Information-Communication Technology and Society

Information-Communication Technology and Society

Study Cycle: 2

Lectures: 30

Seminars: 30

Tutorials: 0

ECTS credit: 5

The baseline of this course is a finding that despite of the growing role of information and communication technologies in public and private life, the public discourse offers predominantly simplified or even misleading understandings of mutual relationships between technologies and social processes. The first phase of the course follows the inductive approach through which students gain descriptive knowledge about relevant global phenomena in the field of social aspects of information and communication technologies (The topics depend on relevant topics, but are essentially related to the field of social movements, questions of internet governance, mobile phones, internet of things and related phenomena). Students on the basis of introspection and group discussion form starting research hypotheses related to the examined social phenomena.

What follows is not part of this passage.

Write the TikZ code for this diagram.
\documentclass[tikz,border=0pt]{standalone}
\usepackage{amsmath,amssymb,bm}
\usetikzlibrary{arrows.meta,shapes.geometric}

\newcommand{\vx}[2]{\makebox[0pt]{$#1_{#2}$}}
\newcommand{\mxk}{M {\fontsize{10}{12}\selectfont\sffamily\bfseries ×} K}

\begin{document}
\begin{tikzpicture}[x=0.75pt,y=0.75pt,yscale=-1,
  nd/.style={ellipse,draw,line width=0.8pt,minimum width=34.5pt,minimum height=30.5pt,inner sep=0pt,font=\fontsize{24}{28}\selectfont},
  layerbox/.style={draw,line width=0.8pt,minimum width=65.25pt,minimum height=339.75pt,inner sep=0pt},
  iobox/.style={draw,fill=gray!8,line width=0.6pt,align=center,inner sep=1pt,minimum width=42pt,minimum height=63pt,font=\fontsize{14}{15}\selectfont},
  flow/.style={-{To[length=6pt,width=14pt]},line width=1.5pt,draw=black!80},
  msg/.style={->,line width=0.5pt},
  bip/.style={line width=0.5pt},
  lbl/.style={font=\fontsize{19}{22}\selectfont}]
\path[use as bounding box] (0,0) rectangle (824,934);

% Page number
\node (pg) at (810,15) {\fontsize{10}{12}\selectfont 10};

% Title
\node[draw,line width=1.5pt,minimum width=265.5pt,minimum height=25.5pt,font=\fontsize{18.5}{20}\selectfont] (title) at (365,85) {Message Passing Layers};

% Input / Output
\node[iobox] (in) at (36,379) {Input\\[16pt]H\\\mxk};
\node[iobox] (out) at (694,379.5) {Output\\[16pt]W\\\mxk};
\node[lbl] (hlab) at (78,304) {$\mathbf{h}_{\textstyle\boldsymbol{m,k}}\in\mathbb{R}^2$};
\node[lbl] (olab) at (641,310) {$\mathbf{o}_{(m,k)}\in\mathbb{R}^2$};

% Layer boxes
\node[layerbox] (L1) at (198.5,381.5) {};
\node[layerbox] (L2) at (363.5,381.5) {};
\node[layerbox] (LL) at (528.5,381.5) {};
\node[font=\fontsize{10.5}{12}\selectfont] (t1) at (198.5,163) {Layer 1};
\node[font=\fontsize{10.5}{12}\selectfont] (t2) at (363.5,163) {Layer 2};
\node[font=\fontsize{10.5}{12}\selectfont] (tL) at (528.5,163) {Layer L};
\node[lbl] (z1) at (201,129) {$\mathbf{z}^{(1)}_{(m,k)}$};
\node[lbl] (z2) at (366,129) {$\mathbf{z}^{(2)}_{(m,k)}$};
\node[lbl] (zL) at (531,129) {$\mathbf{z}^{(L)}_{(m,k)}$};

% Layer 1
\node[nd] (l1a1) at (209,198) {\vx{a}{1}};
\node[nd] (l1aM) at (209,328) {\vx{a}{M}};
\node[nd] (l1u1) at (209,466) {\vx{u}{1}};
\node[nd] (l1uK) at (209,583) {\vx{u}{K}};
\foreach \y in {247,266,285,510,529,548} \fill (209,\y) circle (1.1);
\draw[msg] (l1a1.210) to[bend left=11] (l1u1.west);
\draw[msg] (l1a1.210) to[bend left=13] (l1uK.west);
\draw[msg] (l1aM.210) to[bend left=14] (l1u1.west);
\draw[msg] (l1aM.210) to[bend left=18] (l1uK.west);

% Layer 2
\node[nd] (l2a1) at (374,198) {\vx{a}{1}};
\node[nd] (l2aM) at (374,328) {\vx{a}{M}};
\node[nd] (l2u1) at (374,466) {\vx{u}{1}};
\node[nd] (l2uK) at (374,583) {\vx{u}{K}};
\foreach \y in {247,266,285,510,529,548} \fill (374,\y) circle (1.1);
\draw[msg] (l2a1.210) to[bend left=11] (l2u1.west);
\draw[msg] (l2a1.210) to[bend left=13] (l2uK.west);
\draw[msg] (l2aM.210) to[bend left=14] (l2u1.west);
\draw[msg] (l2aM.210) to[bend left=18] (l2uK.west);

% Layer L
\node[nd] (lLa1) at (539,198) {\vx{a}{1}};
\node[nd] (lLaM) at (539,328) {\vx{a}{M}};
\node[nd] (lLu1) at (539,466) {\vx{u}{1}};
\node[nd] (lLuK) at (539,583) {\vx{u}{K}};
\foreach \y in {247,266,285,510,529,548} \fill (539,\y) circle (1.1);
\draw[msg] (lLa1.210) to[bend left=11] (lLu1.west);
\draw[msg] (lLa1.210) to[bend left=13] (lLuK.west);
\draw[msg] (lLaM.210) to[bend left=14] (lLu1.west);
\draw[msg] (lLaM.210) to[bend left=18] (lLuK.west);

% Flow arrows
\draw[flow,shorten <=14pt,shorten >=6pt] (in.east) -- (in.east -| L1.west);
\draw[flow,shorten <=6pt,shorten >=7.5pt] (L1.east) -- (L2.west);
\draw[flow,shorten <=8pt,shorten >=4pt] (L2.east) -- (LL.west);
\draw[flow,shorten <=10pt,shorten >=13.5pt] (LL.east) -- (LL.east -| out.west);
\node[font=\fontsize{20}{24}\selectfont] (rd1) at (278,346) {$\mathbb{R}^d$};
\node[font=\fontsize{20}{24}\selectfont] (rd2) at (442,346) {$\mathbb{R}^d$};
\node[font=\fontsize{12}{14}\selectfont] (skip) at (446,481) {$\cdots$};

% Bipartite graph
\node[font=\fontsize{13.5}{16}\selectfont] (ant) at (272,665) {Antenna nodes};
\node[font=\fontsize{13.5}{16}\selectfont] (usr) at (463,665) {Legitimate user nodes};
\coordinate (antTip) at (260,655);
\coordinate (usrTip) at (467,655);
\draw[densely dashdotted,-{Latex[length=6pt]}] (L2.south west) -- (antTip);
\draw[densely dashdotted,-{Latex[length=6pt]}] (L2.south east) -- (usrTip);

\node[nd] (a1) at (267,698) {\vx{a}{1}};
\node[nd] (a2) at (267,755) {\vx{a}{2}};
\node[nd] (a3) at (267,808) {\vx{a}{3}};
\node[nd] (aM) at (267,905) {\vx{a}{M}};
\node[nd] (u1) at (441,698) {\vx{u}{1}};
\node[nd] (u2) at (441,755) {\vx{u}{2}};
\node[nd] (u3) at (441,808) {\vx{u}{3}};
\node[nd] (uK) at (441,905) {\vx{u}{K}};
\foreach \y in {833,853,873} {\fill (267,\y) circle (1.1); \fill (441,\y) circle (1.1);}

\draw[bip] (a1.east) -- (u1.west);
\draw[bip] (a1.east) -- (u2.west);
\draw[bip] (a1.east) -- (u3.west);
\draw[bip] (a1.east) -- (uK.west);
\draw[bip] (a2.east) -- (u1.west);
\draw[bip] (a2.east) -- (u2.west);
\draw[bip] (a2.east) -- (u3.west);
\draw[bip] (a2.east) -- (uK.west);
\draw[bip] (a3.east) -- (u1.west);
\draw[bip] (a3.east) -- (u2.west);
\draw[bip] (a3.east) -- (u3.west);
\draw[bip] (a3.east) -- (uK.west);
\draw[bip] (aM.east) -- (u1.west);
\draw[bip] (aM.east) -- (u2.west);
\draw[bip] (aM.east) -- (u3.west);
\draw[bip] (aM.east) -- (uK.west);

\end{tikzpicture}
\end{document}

In the second phase students gain knowledge about fundamental paradigms of relationship between technologies and society: technological determinism, utopianism and disutopianism, social constructionism, social shaping of technology, social informatics, actornetwork theory. Students also learn about key theories of information society, their criticisms and various modes of measuring and monitoring social aspects of information and communication technologies. On the theoretical basis students critically evaluate and improve starting hypotheses about the chosen social phenomena, which are eventually presented in a form of seminar paper.